I've seen a lot musing on being colorblind, racially. I don't think that's a thing, as they say. Imagine a photo with one lone (pick any "color") individual, a male in this case. Nobody says, "the guy on the left, next to the guy with the red shirt, behind the guy with his eyes closed." Everybody says, "the (whatever the lone color is) guy." And we all get it, we all understand immediately. Innocuous, you say, and maybe it is. But if you're not colorblind there, how do you know you're colorblind when it's not so innocuous?
Go watch the doll experiment for a demonstration of how color-seeing people are.
Furthermore, to claim colorblindness is to miss things. Not only richness, but also some important context. Take "playing the dozens." (Google it, you'll find countless sites discussing it.) A racially colorblind person would miss that this is a uniquely African-American activity. Again, might seem innocuous enough. So black men one-up each other with cutting insults--usually about each other's mothers...so what?
Dig a little further, and you find that the roots of this game go back at least to slave days (and possibly to the W. African societies from which America's African slaves were taken). Then consider that most historians agree the game served several purposes of social organization and engagement.
For one, some historians think that social orderings and conflict resolution among the slaves were partly handled by playing the dozens. Slaves could not fight among themselves--the penalties were heavy, so verbal combat stood in for fighting.
Moreover, historians all agree that field slaves certainly were subordinate to house slaves, so verbal "attacks" were the only thing available for field slaves to express anger and address conflicts.
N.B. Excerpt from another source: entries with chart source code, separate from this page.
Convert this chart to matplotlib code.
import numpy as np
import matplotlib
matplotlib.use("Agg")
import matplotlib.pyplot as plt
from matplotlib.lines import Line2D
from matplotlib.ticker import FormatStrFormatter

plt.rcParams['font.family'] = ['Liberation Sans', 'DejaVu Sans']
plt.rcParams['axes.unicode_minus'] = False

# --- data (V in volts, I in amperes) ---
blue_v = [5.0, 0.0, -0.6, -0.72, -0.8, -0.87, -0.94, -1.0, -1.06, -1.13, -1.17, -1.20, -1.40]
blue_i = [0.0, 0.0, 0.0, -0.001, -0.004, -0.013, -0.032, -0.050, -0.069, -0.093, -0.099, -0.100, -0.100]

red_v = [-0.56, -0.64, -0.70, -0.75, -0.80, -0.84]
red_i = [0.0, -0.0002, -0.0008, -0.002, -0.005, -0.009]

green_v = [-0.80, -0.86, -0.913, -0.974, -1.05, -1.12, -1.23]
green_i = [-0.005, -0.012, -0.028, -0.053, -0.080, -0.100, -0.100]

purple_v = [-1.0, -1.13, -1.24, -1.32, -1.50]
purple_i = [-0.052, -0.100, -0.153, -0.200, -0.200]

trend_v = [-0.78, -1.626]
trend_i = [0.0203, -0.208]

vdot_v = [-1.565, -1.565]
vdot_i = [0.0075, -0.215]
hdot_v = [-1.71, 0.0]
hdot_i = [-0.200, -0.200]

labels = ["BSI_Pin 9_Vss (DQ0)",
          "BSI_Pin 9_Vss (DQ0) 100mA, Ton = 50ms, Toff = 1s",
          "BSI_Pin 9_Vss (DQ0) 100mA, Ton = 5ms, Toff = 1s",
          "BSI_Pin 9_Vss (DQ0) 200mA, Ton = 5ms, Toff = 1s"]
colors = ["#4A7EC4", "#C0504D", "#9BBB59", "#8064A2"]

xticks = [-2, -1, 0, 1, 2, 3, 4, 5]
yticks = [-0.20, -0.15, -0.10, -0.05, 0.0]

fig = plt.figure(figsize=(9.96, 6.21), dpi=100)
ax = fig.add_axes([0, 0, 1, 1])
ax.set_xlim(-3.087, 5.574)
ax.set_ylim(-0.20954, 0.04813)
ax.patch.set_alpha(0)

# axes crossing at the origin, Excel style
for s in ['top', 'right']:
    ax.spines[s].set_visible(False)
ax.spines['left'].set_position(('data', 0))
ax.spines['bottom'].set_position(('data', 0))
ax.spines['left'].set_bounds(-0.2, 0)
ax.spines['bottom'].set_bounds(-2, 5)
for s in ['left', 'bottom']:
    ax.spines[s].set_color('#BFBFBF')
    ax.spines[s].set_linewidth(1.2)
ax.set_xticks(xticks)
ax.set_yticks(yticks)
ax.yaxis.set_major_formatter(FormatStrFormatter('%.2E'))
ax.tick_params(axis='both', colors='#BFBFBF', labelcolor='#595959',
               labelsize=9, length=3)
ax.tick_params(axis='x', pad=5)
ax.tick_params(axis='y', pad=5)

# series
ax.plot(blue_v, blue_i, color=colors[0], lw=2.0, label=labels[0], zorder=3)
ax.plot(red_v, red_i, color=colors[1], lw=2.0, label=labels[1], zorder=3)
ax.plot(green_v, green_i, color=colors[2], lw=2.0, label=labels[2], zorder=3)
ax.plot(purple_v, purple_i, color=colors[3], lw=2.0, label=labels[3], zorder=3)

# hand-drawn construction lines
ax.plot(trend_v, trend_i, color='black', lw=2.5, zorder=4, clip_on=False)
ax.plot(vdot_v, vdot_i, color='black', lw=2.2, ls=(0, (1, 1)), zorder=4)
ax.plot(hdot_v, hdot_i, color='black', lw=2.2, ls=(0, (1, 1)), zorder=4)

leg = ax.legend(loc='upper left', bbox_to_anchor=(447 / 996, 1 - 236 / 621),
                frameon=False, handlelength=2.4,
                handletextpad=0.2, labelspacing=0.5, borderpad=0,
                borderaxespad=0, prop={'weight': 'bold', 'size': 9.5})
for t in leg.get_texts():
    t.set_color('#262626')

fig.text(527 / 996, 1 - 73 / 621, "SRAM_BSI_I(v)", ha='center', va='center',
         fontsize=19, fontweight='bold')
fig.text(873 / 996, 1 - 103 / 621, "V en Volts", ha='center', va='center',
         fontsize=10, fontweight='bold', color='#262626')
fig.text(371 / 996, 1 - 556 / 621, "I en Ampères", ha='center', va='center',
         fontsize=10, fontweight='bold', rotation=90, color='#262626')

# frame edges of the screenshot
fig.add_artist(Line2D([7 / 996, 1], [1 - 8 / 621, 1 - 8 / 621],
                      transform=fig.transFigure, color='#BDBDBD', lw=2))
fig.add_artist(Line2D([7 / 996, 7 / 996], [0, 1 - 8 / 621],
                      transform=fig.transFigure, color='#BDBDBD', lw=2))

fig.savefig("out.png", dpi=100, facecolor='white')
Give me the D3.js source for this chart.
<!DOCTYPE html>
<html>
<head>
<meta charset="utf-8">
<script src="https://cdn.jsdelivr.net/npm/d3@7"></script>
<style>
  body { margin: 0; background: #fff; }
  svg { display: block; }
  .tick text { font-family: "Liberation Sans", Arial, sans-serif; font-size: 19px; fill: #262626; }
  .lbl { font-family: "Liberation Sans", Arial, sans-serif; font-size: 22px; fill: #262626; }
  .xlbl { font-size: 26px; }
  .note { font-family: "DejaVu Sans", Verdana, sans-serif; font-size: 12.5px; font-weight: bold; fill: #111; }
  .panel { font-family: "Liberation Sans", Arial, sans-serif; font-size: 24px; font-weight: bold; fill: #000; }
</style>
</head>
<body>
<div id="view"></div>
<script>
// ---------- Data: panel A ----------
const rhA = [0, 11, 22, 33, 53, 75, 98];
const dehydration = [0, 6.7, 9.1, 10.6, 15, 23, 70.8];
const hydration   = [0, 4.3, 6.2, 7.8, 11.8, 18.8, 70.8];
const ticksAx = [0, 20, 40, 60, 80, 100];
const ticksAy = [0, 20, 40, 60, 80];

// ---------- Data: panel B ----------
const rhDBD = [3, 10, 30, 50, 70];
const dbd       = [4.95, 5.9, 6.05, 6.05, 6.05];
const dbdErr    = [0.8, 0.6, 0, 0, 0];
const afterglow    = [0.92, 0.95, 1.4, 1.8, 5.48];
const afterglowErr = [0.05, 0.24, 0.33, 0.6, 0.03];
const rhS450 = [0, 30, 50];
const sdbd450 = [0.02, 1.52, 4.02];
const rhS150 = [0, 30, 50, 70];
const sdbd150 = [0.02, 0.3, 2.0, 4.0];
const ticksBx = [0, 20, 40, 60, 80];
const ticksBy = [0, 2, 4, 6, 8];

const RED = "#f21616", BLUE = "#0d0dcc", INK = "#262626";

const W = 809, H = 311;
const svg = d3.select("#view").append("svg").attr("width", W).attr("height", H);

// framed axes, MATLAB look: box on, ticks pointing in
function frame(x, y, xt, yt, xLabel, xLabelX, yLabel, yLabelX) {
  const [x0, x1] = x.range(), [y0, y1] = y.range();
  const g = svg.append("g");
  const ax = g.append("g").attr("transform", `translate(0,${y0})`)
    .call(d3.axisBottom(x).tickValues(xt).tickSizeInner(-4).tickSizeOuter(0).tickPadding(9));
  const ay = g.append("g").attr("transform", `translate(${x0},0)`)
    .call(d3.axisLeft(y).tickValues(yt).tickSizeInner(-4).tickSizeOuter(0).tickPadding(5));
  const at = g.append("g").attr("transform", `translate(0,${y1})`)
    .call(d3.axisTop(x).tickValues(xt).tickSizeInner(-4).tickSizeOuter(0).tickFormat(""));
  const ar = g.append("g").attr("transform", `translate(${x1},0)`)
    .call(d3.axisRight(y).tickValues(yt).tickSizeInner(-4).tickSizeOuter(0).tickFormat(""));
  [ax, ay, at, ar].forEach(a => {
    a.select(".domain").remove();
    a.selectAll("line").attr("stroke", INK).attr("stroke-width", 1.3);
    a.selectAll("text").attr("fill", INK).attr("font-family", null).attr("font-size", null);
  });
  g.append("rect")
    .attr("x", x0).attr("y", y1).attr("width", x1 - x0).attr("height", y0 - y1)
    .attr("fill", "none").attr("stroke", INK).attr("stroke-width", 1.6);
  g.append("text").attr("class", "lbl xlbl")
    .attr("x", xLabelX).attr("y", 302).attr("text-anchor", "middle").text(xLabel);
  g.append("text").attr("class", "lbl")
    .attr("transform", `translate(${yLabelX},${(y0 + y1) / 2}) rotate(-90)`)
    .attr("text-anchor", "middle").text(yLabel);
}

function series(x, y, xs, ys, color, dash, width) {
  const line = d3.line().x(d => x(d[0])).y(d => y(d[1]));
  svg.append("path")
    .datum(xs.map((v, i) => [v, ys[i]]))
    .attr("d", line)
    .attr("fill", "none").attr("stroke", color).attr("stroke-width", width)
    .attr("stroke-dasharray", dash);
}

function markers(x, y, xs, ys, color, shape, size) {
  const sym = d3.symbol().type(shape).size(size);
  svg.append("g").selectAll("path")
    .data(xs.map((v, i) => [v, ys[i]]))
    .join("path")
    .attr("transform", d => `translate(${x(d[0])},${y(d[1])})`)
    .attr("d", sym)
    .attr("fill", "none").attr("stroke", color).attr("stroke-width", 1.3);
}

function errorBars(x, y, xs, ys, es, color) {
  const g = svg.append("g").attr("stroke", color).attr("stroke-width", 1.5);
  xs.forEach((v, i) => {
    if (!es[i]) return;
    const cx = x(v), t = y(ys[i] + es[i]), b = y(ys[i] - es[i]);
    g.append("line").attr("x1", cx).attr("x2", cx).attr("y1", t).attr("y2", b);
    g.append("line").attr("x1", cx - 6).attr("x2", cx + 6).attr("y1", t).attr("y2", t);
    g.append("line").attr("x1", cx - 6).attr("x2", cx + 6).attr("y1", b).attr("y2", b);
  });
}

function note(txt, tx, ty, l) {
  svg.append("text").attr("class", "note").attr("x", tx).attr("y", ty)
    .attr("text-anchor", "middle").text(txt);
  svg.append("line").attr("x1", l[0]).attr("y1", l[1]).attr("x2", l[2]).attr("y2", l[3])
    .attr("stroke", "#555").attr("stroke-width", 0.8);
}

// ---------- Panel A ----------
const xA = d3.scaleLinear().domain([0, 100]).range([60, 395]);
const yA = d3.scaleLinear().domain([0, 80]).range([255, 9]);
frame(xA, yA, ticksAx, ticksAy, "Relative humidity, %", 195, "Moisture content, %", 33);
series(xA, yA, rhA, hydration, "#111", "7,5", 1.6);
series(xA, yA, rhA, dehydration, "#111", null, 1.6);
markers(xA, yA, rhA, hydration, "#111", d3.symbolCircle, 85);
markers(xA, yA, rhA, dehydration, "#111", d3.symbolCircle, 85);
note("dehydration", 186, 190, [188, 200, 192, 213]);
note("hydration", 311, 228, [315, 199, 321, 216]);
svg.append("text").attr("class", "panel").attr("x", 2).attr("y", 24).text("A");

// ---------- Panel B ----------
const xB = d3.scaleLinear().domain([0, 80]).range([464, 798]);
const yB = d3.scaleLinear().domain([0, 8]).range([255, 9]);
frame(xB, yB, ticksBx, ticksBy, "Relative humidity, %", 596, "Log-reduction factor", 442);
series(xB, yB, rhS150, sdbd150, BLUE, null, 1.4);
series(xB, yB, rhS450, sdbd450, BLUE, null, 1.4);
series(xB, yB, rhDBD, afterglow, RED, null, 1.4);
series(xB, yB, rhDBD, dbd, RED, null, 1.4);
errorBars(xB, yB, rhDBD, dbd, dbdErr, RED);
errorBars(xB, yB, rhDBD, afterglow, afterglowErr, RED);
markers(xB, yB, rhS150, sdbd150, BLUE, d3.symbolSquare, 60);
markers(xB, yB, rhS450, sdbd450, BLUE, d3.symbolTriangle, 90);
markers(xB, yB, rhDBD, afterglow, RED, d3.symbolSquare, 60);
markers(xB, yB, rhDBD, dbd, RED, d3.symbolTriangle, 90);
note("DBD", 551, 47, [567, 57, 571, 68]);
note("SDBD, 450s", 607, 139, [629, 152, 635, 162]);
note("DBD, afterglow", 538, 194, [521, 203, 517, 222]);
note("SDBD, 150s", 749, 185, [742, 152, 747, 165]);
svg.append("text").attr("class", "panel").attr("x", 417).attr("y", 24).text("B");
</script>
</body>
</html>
Since it's not hard to imagine the white master's "preference" for the house slave did not extend to allowing physical attack on the field hand (that risks damaging the owner's capital investment, after all) an interesting social order and arrangement among the slaves likely arose--a world with some internal autonomy, so long as a general order and productivity were maintained. Sure, the house slave was higher in the white master's pecking order, but all the slaves knew this or that particular field hand had "won" where it really mattered, by throwing shade on the house slave when playing the dozens. (Yes, I'm using my sociological imagination, in conjunction with the histories, memoirs, etc., I've read or seen.)
Some historians even wonder if parents taught their children a kind of self-control with the dozens. You can't get mad, you can't fight back, but you can turn it into a dozens rhyme (some say that dozens insults should be rhyming, and some even point to this being a precursor to rap).
So, an old verbal combat game that has lasted down to today. It's uniquely African-American in style and intent. And it has some important sociological roots.
I also wonder about its "consequences" today. I'm not saying I like it, but maybe this helps explain the anger and frustration in rap. Other avenues of expression and pursuit of redress feel somewhat blocked--and certainly comparatively less available than for the white people around them, so you turn to something, music, where you can express those things.
And a personal example....I remember being a 17-year-old white suburban kid on an all-star football team drawn from around the area. The team included 3 players from an "inner-city" black school. Whenever we had a break from practice, they'd sit together playing variations on the dozens. I remember them laughing and laughing, and I also remember a creeping anxiety that was basically rooted in wondering if they were laughing at me for some reason.
It's not hard to imagine how, if I'd had a position of power over them, and I'd thought they were indeed laughing at me, I could find them "disrespectful." They were just playing the dozens...it had nothing to do with me.
This is NOT to say that disrespect doesn't ever happen. It does.
I'd say, however, that the cumulative total of disrespect in American history is much greater white toward black than black toward white.
The point is that I don't think colorblindness--racially--is real. And to claim colorblindness is to miss important stuff.